My point here, is that no matter how hard you try, someone somewhere sometime is going to say there was a better way. All you can really do is try to make reasonable choices based on the information you have at the time. You can’t be perfect. And you don’t have to be.
5. Healing is a process, not a goal.
When you’ve experienced any kind of trauma, you never get to a point where it’s “all better”, as if it never happened. You carry that trauma with you for the rest of your life. With time and hard work, you can limit the effect it has over you, but it’s never going to go away completely.
I still go through periods when I can’t watch or read anything that involves children getting hurt or being put in danger. I start to imagine my own kid in whatever situation it is, and my anxiety spikes. So I still tend to avoid possible triggers. During a recent visit to the Washington DC Holocaust Memorial Museum, I skipped the entire section dedicated to the child victims. I already know a lot of the stories. Death and dying is one sociological area I’ve researched and taught classes on. But knowing the stories and being confronted with them are two different things. And I didn’t feel prepared for that confrontation.
Healing is learning what your triggers are, and finding healthy ways to deal with them.
6. Motherhood looks different for everyone.
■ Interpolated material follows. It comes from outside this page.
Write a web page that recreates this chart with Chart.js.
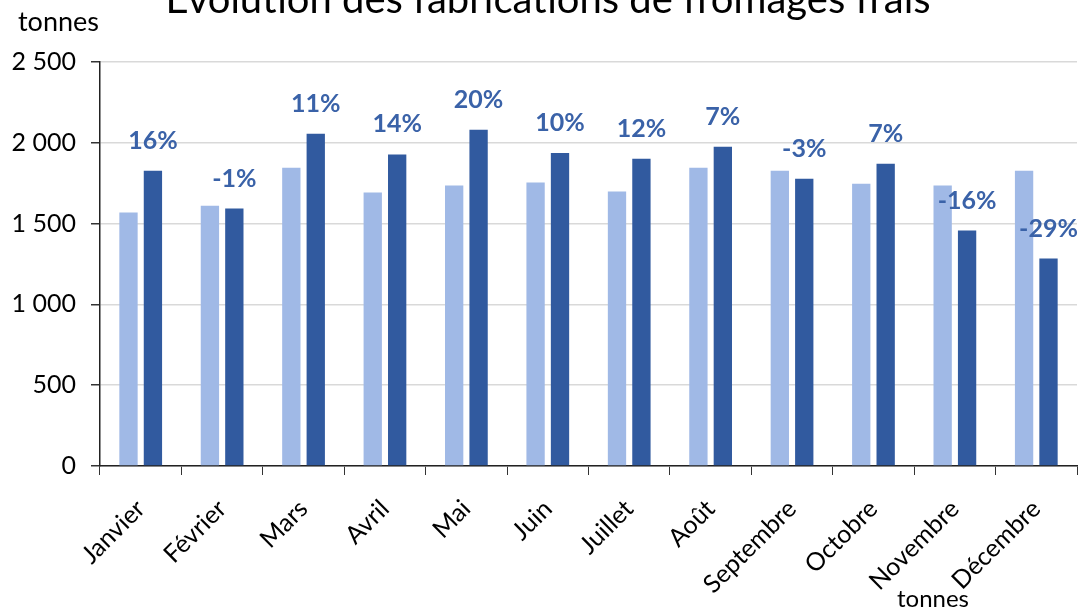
<!DOCTYPE html>
<html lang="fr">
<head>
  <meta charset="UTF-8" />
  <title>Evolution des fabrications de fromages frais</title>
  <script src="https://cdn.jsdelivr.net/npm/chart.js"></script>
  <style>
    html, body { margin: 0; padding: 0; background: #fff; }
    #wrap { width: 1079px; height: 609px; position: relative; }
  </style>
</head>
<body>
  <div id="wrap"><canvas id="chart"></canvas></div>

  <script>
    // données (tonnes)
    const mois = ['Janvier', 'Février', 'Mars', 'Avril', 'Mai', 'Juin',
                  'Juillet', 'Août', 'Septembre', 'Octobre', 'Novembre', 'Décembre'];
    const anneePrec = [1568, 1611, 1846, 1692, 1735, 1755, 1698, 1846, 1827, 1747, 1735, 1827];
    const anneeCour = [1827, 1593, 2056, 1928, 2080, 1937, 1901, 1975, 1778, 1870, 1457, 1284];
    const variations = ['16%', '-1%', '11%', '14%', '20%', '10%', '12%', '7%', '-3%', '7%', '-16%', '-29%'];
    const yTicks = [0, 500, 1000, 1500, 2000, 2500];

    const FONT = 'Lato, "Open Sans", sans-serif';

    // étiquettes de variation au-dessus des barres foncées + textes libres
    const textPlugin = {
      id: 'texts',
      afterDatasetsDraw(chart) {
        const ctx = chart.ctx;
        const meta = chart.getDatasetMeta(1);
        ctx.save();
        ctx.fillStyle = '#3a62a8';
        ctx.font = 'bold 25px ' + FONT;
        ctx.textAlign = 'center';
        ctx.textBaseline = 'middle';
        meta.data.forEach((bar, i) => {
          ctx.fillText(variations[i], bar.x, bar.y - 30);
        });
        ctx.restore();
      },
      afterDraw(chart) {
        const ctx = chart.ctx;
        ctx.save();
        ctx.fillStyle = '#000';
        ctx.textBaseline = 'alphabetic';
        // titre (coupé en haut)
        ctx.textAlign = 'center';
        ctx.font = '40px ' + FONT;
        ctx.fillText('Evolution des fabrications de fromages frais', 548, 13);
        ctx.textAlign = 'left';
        ctx.font = '27px ' + FONT;
        ctx.fillText('tonnes', 18, 31);
        ctx.font = '24px ' + FONT;
        ctx.fillText('tonnes', 897, 607);
        ctx.restore();
      }
    };

    new Chart(document.getElementById('chart'), {
      type: 'bar',
      data: {
        labels: mois,
        datasets: [
          {
            label: 'Année précédente',
            data: anneePrec,
            backgroundColor: '#a0b9e6',
            categoryPercentage: 0.6,
            barPercentage: 0.75
          },
          {
            label: 'Année en cours',
            data: anneeCour,
            backgroundColor: '#315a9f',
            categoryPercentage: 0.6,
            barPercentage: 0.75
          }
        ]
      },
      options: {
        responsive: true,
        maintainAspectRatio: false,
        animation: false,
        layout: { padding: { top: 62, right: 2, left: 0, bottom: 0 } },
        plugins: {
          legend: { display: false },
          title: { display: false },
          tooltip: { enabled: false }
        },
        scales: {
          x: {
            grid: {
              display: true,
              drawOnChartArea: false,
              drawTicks: true,
              tickLength: 9,
              tickColor: '#333',
              offset: true
            },
            border: { color: '#222', width: 1.5 },
            ticks: {
              color: '#000',
              font: { family: FONT, size: 25 },
              maxRotation: 45,
              minRotation: 45,
              padding: 19
            },
            afterFit(scale) { scale.height = 143; }
          },
          y: {
            min: 0,
            max: 2500,
            afterBuildTicks(scale) {
              scale.ticks = yTicks.map(v => ({ value: v }));
            },
            grid: {
              color: '#d9d9d9',
              lineWidth: 1.5,
              tickColor: '#333',
              tickLength: 9
            },
            border: { color: '#222', width: 1.5 },
            ticks: {
              color: '#000',
              font: { family: FONT, size: 25 },
              padding: 15,
              callback: v => String(v).replace(/\B(?=(\d{3})+(?!\d))/g, ' ')
            },
            afterFit(scale) { scale.width = 100; }
          }
        }
      },
      plugins: [textPlugin]
    });
  </script>
</body>
</html>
Sometimes it seems like motherhood is treated like some kind of special club. When you have a baby, you suddenly learn to think, act, and dress like a mother. As if there’s only one way to be a mother. But there’s not. There is no template for what it’s like to be a mother. So for better or worse, you’re going to have to make it up as you go along. Motherhood is about discovering your own unique changing identity. Motherhood is an identity you create for yourself.